The Federal Government of Nigeria (FGN), through the Debt Management Office (DMO), has announced plans to raise N350 billion in its February 2025 bond auction. This marks a decrease from the N450 billion offered in the January 2025 auction. The auction, scheduled for February 24, 2025, will involve the reopening of two existing bonds: the 19.30% FGN April 2029 bond and the 18.50% FGN February 2031 bond, with offer sizes of N200 billion and N150 billion, respectively.
Auction Details and Investment Terms
The bonds are available in units of N1,000, with a minimum subscription requirement of N50,001,000. Subsequent investments must be in multiples of N1,000. Since these are reopenings of existing bonds, the coupon rates remain fixed at 19.30% for the 5-year bond and 18.50% for the 7-year bond. However, the final price for successful bidders will depend on the yield-to-maturity bid that clears the auction volume.

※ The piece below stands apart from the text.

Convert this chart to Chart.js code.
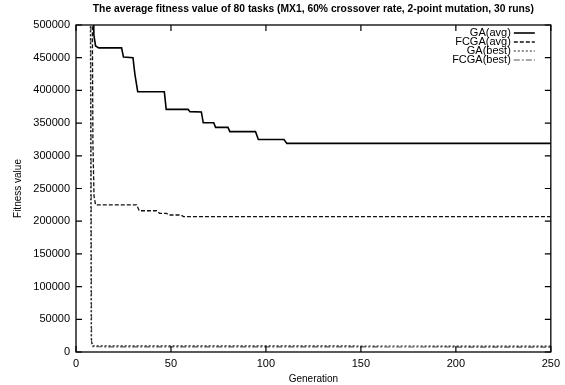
<!DOCTYPE html>
<html>
<head>
<meta charset="utf-8">
<script src="https://cdn.jsdelivr.net/npm/chart.js@4/dist/chart.umd.min.js"></script>
<style>
  body { margin: 0; background: #fff; }
  #wrap { width: 565px; height: 385px; }
</style>
</head>
<body>
<div id="wrap"><canvas id="fitChart"></canvas></div>
<script>
// generation / value pairs (above 500000 is clipped)
var gaAvgGen = [8.8, 9.4, 10.3, 12, 24, 25, 30, 31, 32.5, 46.5, 47.5, 59, 60, 66, 67, 72.5, 73.5, 80, 81, 94.5, 96, 109.5, 111, 250];
var gaAvgVal = [700000, 485000, 468000, 465000, 465000, 451000, 450000, 425000, 398000, 398000, 371000, 371000, 367500, 367000, 350500, 350500, 343500, 343500, 337000, 337000, 325000, 325000, 319000, 319000];

var fcgaAvgGen = [8.3, 8.9, 9.5, 10.3, 31.9, 33.3, 42.4, 44, 47.6, 49, 55.4, 56.5, 250];
var fcgaAvgVal = [700000, 320000, 238000, 225000, 225000, 216000, 216000, 212000, 212000, 209500, 209500, 207000, 207000];

var gaBestGen = [7.4, 8.0, 8.6, 250];
var gaBestVal = [700000, 20000, 9500, 9000];

var fcgaBestGen = [7.6, 8.2, 8.9, 250];
var fcgaBestVal = [700000, 15000, 8000, 7500];

var xTicks = [0, 50, 100, 150, 200, 250];
var yTicks = [0, 50000, 100000, 150000, 200000, 250000, 300000, 350000, 400000, 450000, 500000];

var chartTitle = "The average fitness value of 80 tasks (MX1, 60% crossover rate, 2-point mutation, 30 runs)";

function pts(gen, val) {
  var out = [];
  for (var i = 0; i < gen.length; i++) out.push({x: gen[i], y: val[i]});
  return out;
}

var FONT = "'Liberation Sans', Arial, sans-serif";

// gnuplot style frame with inward ticks on all four sides
var framePlugin = {
  id: "frame",
  afterDatasetsDraw: function(chart) {
    var ctx = chart.ctx, a = chart.chartArea;
    var xs = chart.scales.x, ys = chart.scales.y;
    ctx.save();
    ctx.strokeStyle = "#000";
    ctx.lineWidth = 1.3;
    ctx.strokeRect(a.left, a.top, a.right - a.left, a.bottom - a.top);
    ctx.lineWidth = 1.2;
    ctx.beginPath();
    xTicks.forEach(function(v) {
      var px = xs.getPixelForValue(v);
      ctx.moveTo(px, a.bottom); ctx.lineTo(px, a.bottom - 6);
      ctx.moveTo(px, a.top); ctx.lineTo(px, a.top + 6);
    });
    yTicks.forEach(function(v) {
      var py = ys.getPixelForValue(v);
      ctx.moveTo(a.left, py); ctx.lineTo(a.left + 6, py);
      ctx.moveTo(a.right, py); ctx.lineTo(a.right - 6, py);
    });
    ctx.stroke();
    ctx.restore();
  }
};

// title centred over the plot box, key in the upper right
var textPlugin = {
  id: "texts",
  afterDraw: function(chart) {
    var ctx = chart.ctx, a = chart.chartArea;
    ctx.save();
    ctx.fillStyle = "#000";
    ctx.font = "bold 10.3px " + FONT;
    ctx.textAlign = "center";
    ctx.textBaseline = "middle";
    ctx.fillText(chartTitle, (a.left + a.right) / 2, 9);

    ctx.font = "11px " + FONT;
    ctx.textAlign = "right";
    chart.data.datasets.forEach(function(ds, i) {
      var y = a.top + 8 + i * 9;
      ctx.fillText(ds.label, a.right - 40, y);
      ctx.beginPath();
      ctx.strokeStyle = ds.borderColor;
      ctx.lineWidth = ds.borderWidth;
      ctx.setLineDash(ds.borderDash || []);
      ctx.moveTo(a.right - 37, y);
      ctx.lineTo(a.right - 16, y);
      ctx.stroke();
    });
    ctx.restore();
  }
};

var ctx = document.getElementById("fitChart").getContext("2d");

new Chart(ctx, {
  type: "line",
  data: {
    datasets: [
      { label: "GA(avg)", data: pts(gaAvgGen, gaAvgVal), borderColor: "#000", borderWidth: 1.6, borderDash: [] },
      { label: "FCGA(avg)", data: pts(fcgaAvgGen, fcgaAvgVal), borderColor: "#111", borderWidth: 1.3, borderDash: [4, 2] },
      { label: "GA(best)", data: pts(gaBestGen, gaBestVal), borderColor: "#222", borderWidth: 1.2, borderDash: [2, 2] },
      { label: "FCGA(best)", data: pts(fcgaBestGen, fcgaBestVal), borderColor: "#555", borderWidth: 1.2, borderDash: [6, 2, 2, 2] }
    ]
  },
  options: {
    responsive: true,
    maintainAspectRatio: false,
    animation: false,
    elements: { point: { radius: 0 }, line: { tension: 0, fill: false } },
    layout: { padding: { left: 0, right: 10, top: 25, bottom: 0 } },
    plugins: {
      legend: { display: false },
      tooltip: { enabled: false },
      title: { display: false }
    },
    scales: {
      x: {
        type: "linear",
        min: 0,
        max: 250,
        afterFit: function(s) { s.height = 33; },
        afterBuildTicks: function(s) { s.ticks = xTicks.map(function(v) { return {value: v}; }); },
        grid: { display: false, drawTicks: false },
        border: { display: false },
        ticks: { color: "#000", padding: 5, font: { family: FONT, size: 11 }, maxRotation: 0 },
        title: { display: true, text: "Generation", color: "#000", font: { family: FONT, size: 10 }, padding: { top: 1, bottom: 0 } }
      },
      y: {
        type: "linear",
        min: 0,
        max: 500000,
        afterFit: function(s) { s.width = 76; },
        afterBuildTicks: function(s) { s.ticks = yTicks.map(function(v) { return {value: v}; }); },
        grid: { display: false, drawTicks: false },
        border: { display: false },
        ticks: {
          color: "#000",
          padding: 6,
          font: { family: FONT, size: 11 },
          callback: function(v) { return String(v); }
        },
        title: { display: true, text: "Fitness value", color: "#000", font: { family: FONT, size: 10 }, padding: { top: 12, bottom: 0 } }
      }
    }
  },
  plugins: [framePlugin, textPlugin]
});
</script>
</body>
</html>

Investors will also be required to pay accrued interest from the last coupon payment date to the settlement date, which is set for February 26, 2025. Interest payments will be made semi-annually, providing investors with regular returns. Upon maturity, the principal will be repaid in full through a bullet repayment, ensuring investors receive the total face value of their investments at once.
Benefits for Investors
The FGN bonds offer several advantages, including tax exemptions under the Company Income Tax Act (CITA) and the Personal Income Tax Act (PITA). This makes them particularly attractive to pension funds and other institutional investors seeking stable, tax-efficient returns. Additionally, the bonds qualify as trustee investments under the Trustee Investment Act, allowing pension funds and insurance companies to invest with confidence.
Listed on both the Nigerian Exchange Limited (NGX) and the FMDQ OTC Securities Exchange, the bonds provide liquidity for investors who may wish to trade their holdings in the secondary market. For commercial banks, the bonds qualify as liquid assets for liquidity ratio calculations, helping them meet regulatory requirements while earning interest income.
Government Backing and Security
The bonds are backed by the full faith and credit of the Federal Government of Nigeria, ensuring minimal credit risk for investors. This guarantee, coupled with the bonds’ listing on major exchanges, underscores their security and appeal to a broad range of investors.
How to Participate
Interested investors can participate in the auction through authorized Primary Dealer Market Makers (PDMMs), including major financial institutions such as Access Bank, First Bank of Nigeria, Stanbic IBTC Bank, Citibank Nigeria, Guaranty Trust Bank, and Zenith Bank. These institutions facilitate the auction process, enabling investors to access this secure and structured investment opportunity.
The February 2025 bond auction is part of the government’s strategy to raise long-term funds for national expenditure and economic development. By reopening existing bonds, the FGN provides investors with a reliable investment vehicle while efficiently managing its debt obligations.